>> begin
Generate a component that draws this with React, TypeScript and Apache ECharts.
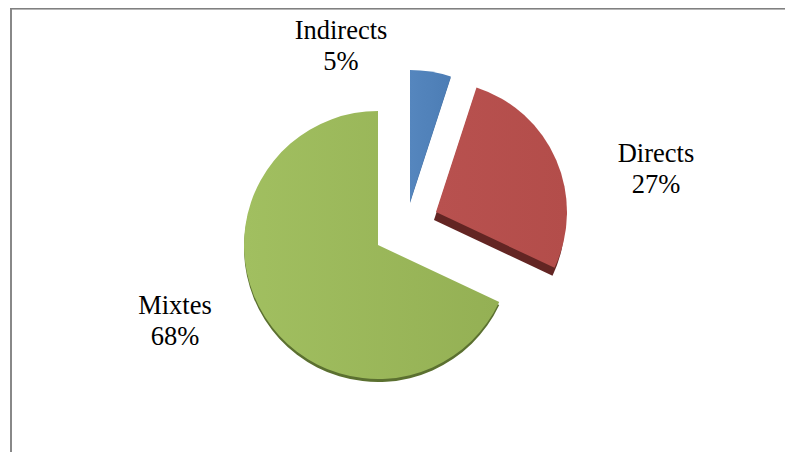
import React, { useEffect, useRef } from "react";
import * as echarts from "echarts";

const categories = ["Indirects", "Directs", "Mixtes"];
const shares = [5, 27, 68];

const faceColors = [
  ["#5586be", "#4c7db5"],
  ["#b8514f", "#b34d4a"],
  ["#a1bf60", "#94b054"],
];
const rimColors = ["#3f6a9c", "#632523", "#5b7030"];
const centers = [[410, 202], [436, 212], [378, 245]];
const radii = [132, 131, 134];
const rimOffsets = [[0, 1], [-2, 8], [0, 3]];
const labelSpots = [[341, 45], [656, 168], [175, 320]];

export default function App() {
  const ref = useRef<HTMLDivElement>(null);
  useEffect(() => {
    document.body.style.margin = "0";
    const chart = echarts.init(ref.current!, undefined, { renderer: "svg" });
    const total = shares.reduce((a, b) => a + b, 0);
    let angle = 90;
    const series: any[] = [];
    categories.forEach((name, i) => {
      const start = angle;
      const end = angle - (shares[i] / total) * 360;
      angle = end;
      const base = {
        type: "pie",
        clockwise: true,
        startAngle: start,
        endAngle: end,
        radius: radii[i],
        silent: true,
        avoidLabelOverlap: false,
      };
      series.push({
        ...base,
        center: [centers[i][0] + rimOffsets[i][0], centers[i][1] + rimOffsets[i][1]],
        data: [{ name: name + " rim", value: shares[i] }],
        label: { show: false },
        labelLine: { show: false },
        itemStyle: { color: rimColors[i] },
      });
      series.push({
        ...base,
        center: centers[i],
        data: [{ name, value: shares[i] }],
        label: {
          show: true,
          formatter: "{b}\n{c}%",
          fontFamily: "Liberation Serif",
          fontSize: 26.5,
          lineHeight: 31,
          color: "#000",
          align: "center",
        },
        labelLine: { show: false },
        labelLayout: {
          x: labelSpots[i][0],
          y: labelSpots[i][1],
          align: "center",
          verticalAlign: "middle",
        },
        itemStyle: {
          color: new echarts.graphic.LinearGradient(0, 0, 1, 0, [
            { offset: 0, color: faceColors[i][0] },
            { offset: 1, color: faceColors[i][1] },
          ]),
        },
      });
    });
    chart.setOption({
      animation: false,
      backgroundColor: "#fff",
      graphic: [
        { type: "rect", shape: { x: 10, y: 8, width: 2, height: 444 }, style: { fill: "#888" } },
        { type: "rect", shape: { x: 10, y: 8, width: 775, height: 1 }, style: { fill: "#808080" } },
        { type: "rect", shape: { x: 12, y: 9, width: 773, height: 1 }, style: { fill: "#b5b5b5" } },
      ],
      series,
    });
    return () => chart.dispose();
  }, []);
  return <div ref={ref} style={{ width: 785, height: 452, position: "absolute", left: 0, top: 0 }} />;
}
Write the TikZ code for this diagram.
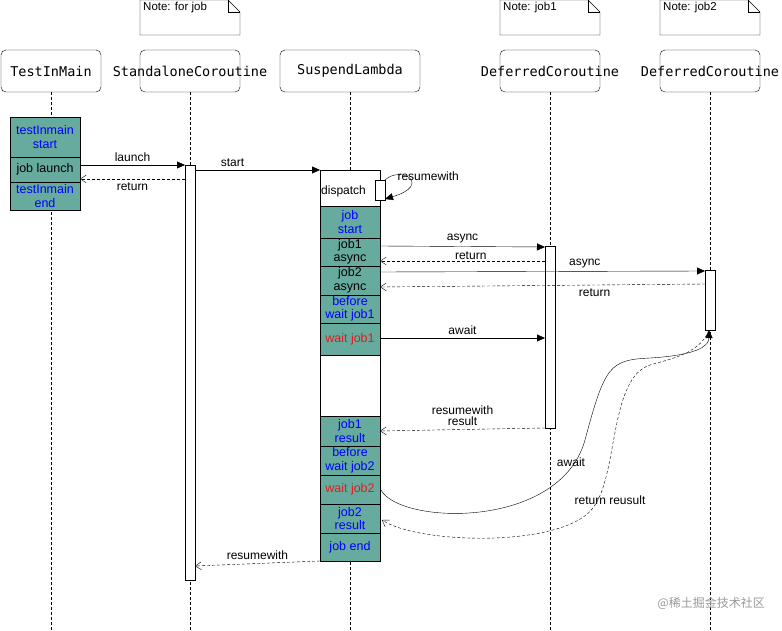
>> end
#### Task statement:
Leave out any pictures, please, and quote only the lines from the top of the data through the line that contains "const labelSpots = [[341, 45], [656, 168], [175, 320]];".

#### Task answer:
Generate a component that draws this with React, TypeScript and Apache ECharts.
import React, { useEffect, useRef } from "react";
import * as echarts from "echarts";

const categories = ["Indirects", "Directs", "Mixtes"];
const shares = [5, 27, 68];

const faceColors = [
  ["#5586be", "#4c7db5"],
  ["#b8514f", "#b34d4a"],
  ["#a1bf60", "#94b054"],
];
const rimColors = ["#3f6a9c", "#632523", "#5b7030"];
const centers = [[410, 202], [436, 212], [378, 245]];
const radii = [132, 131, 134];
const rimOffsets = [[0, 1], [-2, 8], [0, 3]];
const labelSpots = [[341, 45], [656, 168], [175, 320]];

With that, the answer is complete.